If I meet a man who is just separated or newly divorced I don’t go there. In almost all cases I’ve found men in these situations are simply still picking themselves off the floor. The last thing on their mind is the fun of a date (and yes it should be fun) though they’ve convinced themselves that they should be out there looking. If, as I’ve been, you’re unlucky enough to be the first women they’ve met since they fell onto the relationship scrapheap, I can tell you now, that you are the transition woman: you will be the one that makes them realise they are not ready, they will get scared and scurry back. Usually this will be accompanied by something like, ‘I’ve realised I need to focus on my kids.’ It’s got to the point where, if I connect with a guy in this psychographic, I’m the one who says it first. It’s usually about the moment I sense they are trying hard to banter without a care in the world, but it’s just so painfully obvious they are out of their emotional depth. So I save them from themselves and save me from being the shoulder to cry on. “Look, you are clearly not ready for any of this. I think you need to leave the dating game and just focus on you.” And then they thank me for being so nice and understanding. “You’re gorgeous,” they say, “Maybe when I’ve recovered I can call you and we can pick up where we left off.” No. The moment is all. Miss it and you don’t get it back.
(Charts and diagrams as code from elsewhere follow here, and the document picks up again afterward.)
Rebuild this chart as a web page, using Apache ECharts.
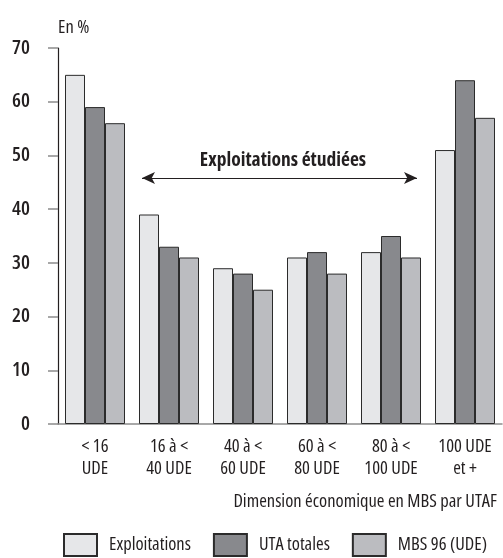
<!DOCTYPE html>
<html>
<head>
<meta charset="utf-8">
<script src="https://cdn.jsdelivr.net/npm/echarts@6/dist/echarts.min.js"></script>
<style>
  html, body { margin: 0; padding: 0; background: #fff; }
  #chart { width: 503px; height: 558px; }
</style>
</head>
<body>
<div id="chart"></div>
<script>
// Size classes (economic dimension per family work unit)
const categories = ['< 16\nUDE', '16 à <\n40 UDE', '40 à <\n60 UDE', '60 à <\n80 UDE', '80 à <\n100 UDE', '100 UDE\net +'];

// Shares in % for each size class
const exploitations = [65, 39, 29, 31, 32, 51];
const utaTotales    = [59, 33, 28, 32, 35, 64];
const mbs96         = [56, 31, 25, 28, 31, 57];

const seriesNames  = ['Exploitations', 'UTA totales', 'MBS 96 (UDE)'];
const seriesColors = ['#e6e7e9', '#88898d', '#bbbcc0'];

const yTicks = { min: 0, max: 70, interval: 10 };

// Condensed face of a variable-width sans
const FONT = '"Open Sans", sans-serif';
const STRETCH = 'condensed';
const INK = '#231f20';

function txt(size, weight, extra) {
  return Object.assign({
    fontFamily: FONT, fontStyle: STRETCH, fontWeight: weight || '500',
    fontSize: size, color: INK
  }, extra || {});
}

const chart = echarts.init(document.getElementById('chart'), null, { renderer: 'canvas' });

function barSeries(name, data, color, extra) {
  return Object.assign({
    name: name,
    type: 'bar',
    data: data,
    barWidth: 20,
    barGap: '0%',
    itemStyle: { color: color, borderColor: '#2b2b2b', borderWidth: 1 },
    emphasis: { disabled: true },
    silent: true
  }, extra || {});
}

chart.setOption({
  animation: false,
  textStyle: txt(18),
  title: [
    { text: 'En %', left: 53, top: 13, textStyle: txt(18.5) },
    { text: 'Dimension économique en MBS par UTAF', right: 1, top: 487, textStyle: txt(18.5) },
    { text: 'Exploitations étudiées', left: 278, top: 145, textAlign: 'center', textStyle: txt(19.5, 'bold') }
  ],
  legend: {
    data: seriesNames,
    icon: 'rect',
    left: 63,
    top: 533,
    width: 440,
    padding: 0,
    itemWidth: 33,
    itemHeight: 22,
    itemGap: 22,
    textStyle: txt(18.5, '500', { padding: [0, 0, 0, 7] })
  },
  grid: { left: 58, right: 1, top: 48, bottom: 134, containLabel: false },
  xAxis: {
    type: 'category',
    data: categories,
    axisLine: { lineStyle: { color: '#8c8c8c', width: 1.5 } },
    axisTick: { inside: true, length: 9, lineStyle: { color: '#8c8c8c', width: 1.5 } },
    axisLabel: txt(18.5, '500', { interval: 0, margin: 12, lineHeight: 22, align: 'center' })
  },
  yAxis: {
    type: 'value',
    min: yTicks.min, max: yTicks.max, interval: yTicks.interval,
    axisLine: { show: true, lineStyle: { color: '#231f20', width: 1.2 } },
    axisTick: { show: true, length: 10, lineStyle: { color: '#8c8c8c', width: 1.5 } },
    splitLine: { show: false },
    axisLabel: txt(20, '600', { margin: 28 })
  },
  series: [
    barSeries(seriesNames[0], exploitations, seriesColors[0], {
      // double-headed arrow spanning the studied size classes
      markLine: {
        silent: true,
        symbol: ['arrow', 'arrow'],
        symbolSize: [9, 13],
        lineStyle: { color: INK, width: 1.2, type: 'solid' },
        label: { show: false },
        data: [[{ x: 142, y: 178 }, { x: 417, y: 178 }]]
      }
    }),
    barSeries(seriesNames[1], utaTotales, seriesColors[1]),
    barSeries(seriesNames[2], mbs96, seriesColors[2])
  ]
});
</script>
</body>
</html>
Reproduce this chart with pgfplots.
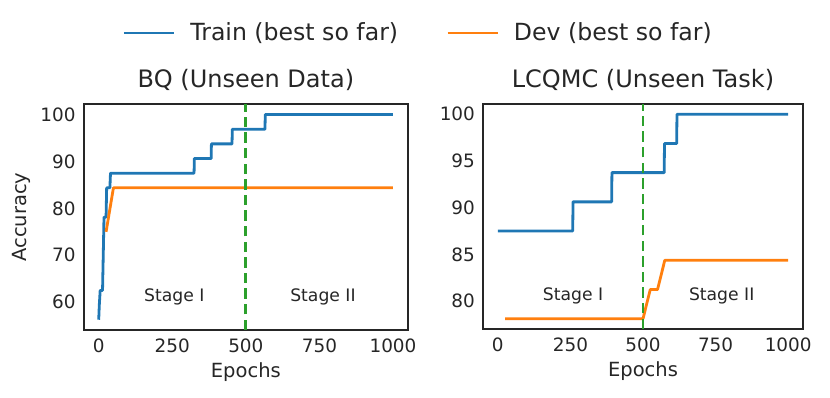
\documentclass[border=0pt]{standalone}
\usepackage{pgfplots}
\pgfplotsset{compat=1.18}
\usepackage{fontspec}
\setmainfont{DejaVu Sans}
\definecolor{tabblue}{HTML}{1F77B4}
\definecolor{taborange}{HTML}{FF7F0E}
\definecolor{tabgreen}{HTML}{2CA02C}
\definecolor{txt}{HTML}{262626}
\pgfplotsset{
  stdax/.style={
    scale only axis,
    xmin=-50, xmax=1050,
    xtick={0,250,500,750,1000},
    major tick length=0pt,
    axis line style={draw=txt, line width=1.1pt},
    tick label style={font=\fontsize{9.2}{11}\selectfont, text=txt},
    /pgf/number format/assume math mode=true,
    /pgf/number format/1000 sep={},
    yticklabel style={inner sep=0pt, xshift=-4pt},
    xticklabel style={inner sep=0pt, yshift=-4pt},
    label style={font=\fontsize{9.75}{11.7}\selectfont, text=txt},
    xlabel={Epochs},
    xlabel style={at={(0.5,0)}, anchor=center, yshift=-21pt},
    every axis title/.style={font=\fontsize{12}{14.4}\selectfont, text=txt, at={(0.5,1)}, anchor=center, yshift=12.2pt},
    clip=false,
  },
  trainline/.style={tabblue, line width=1.4pt, line join=round},
  devline/.style={taborange, line width=1.4pt, line join=round},
  stageline/.style={tabgreen, line width=1.4pt, dash pattern=on 5.2pt off 2.6pt},
}
\begin{document}
\begin{tikzpicture}
\useasboundingbox (0,0) rectangle (415pt,198.5pt);
\begin{axis}[stdax,
  at={(42pt,33.5pt)}, anchor=south west,
  width=161.85pt, height=112.85pt,
  ymin=54.06, ymax=102.19,
  ytick={60,70,80,90,100},
  title={BQ (Unseen Data)},
  ylabel={Accuracy},
  ylabel style={at={(-0.1925,0.5)}, anchor=center},
  legend columns=2,
  legend style={at={(1.0293,1.316)}, anchor=center, draw=none, fill=none,
    font=\fontsize{11.8}{14}\selectfont, text=txt,
    nodes={inner sep=0pt},
    /tikz/every odd column/.append style={column sep=7.5pt},
    /tikz/every even column/.append style={column sep=24pt}},
  legend image code/.code={\draw[#1] (0pt,0pt) -- (25pt,0pt);},
]
\addplot[trainline] coordinates {
(0,56.25) (2,59.375) (5,62.5) (13,62.5) (18,78.125) (25,78.125) (27,84.375) (38,84.375)
(40,87.5) (324,87.5) (325,90.625) (382,90.625) (383,93.75) (453,93.75) (454,96.875)
(565,96.875) (566,100) (1000,100)};
\addlegendentry{Train (best so far)}
\addplot[devline] coordinates {(25,75) (50,84.375) (1000,84.375)};
\addlegendentry{Dev (best so far)}
\addplot[stageline, forget plot] coordinates {(500,54.06) (500,102.19)};
\node[font=\fontsize{8.6}{10}\selectfont, text=txt] at (axis cs:257,61.2) {Stage I};
\node[font=\fontsize{8.6}{10}\selectfont, text=txt] at (axis cs:762,61.2) {Stage II};
\end{axis}
\begin{axis}[stdax,
  at={(241.65pt,34pt)}, anchor=south west,
  width=159.7pt, height=112.5pt,
  ymin=77.03, ymax=101.09,
  ytick={80,85,90,95,100},
  title={LCQMC (Unseen Task)},
]
\addplot[trainline] coordinates {
(0,87.5) (258,87.5) (259,90.625) (392,90.625) (393,93.75) (573,93.75) (574,96.875)
(616,96.875) (617,100) (1000,100)};
\addplot[devline] coordinates {(25,78.125) (500,78.125) (525,81.25) (550,81.25) (575,84.375) (1000,84.375)};
\addplot[stageline] coordinates {(500,77.03) (500,101.09)};
\node[font=\fontsize{8.6}{10}\selectfont, text=txt] at (axis cs:259,80.55) {Stage I};
\node[font=\fontsize{8.6}{10}\selectfont, text=txt] at (axis cs:771,80.55) {Stage II};
\end{axis}
\end{tikzpicture}
\end{document}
This does not solve the pressing problem of alleviating my boredom and my occasionally furious sex drive. Tinder Melbourne also has a high number of married men (no photo, no date guys) and men who have no syllables. I know you all joke about Aussies speaking in monosyllables but I’m serious: on Tinder here they can’t even manufacture one. So I give up. Truly. I need to go back to the UK to have storming sex.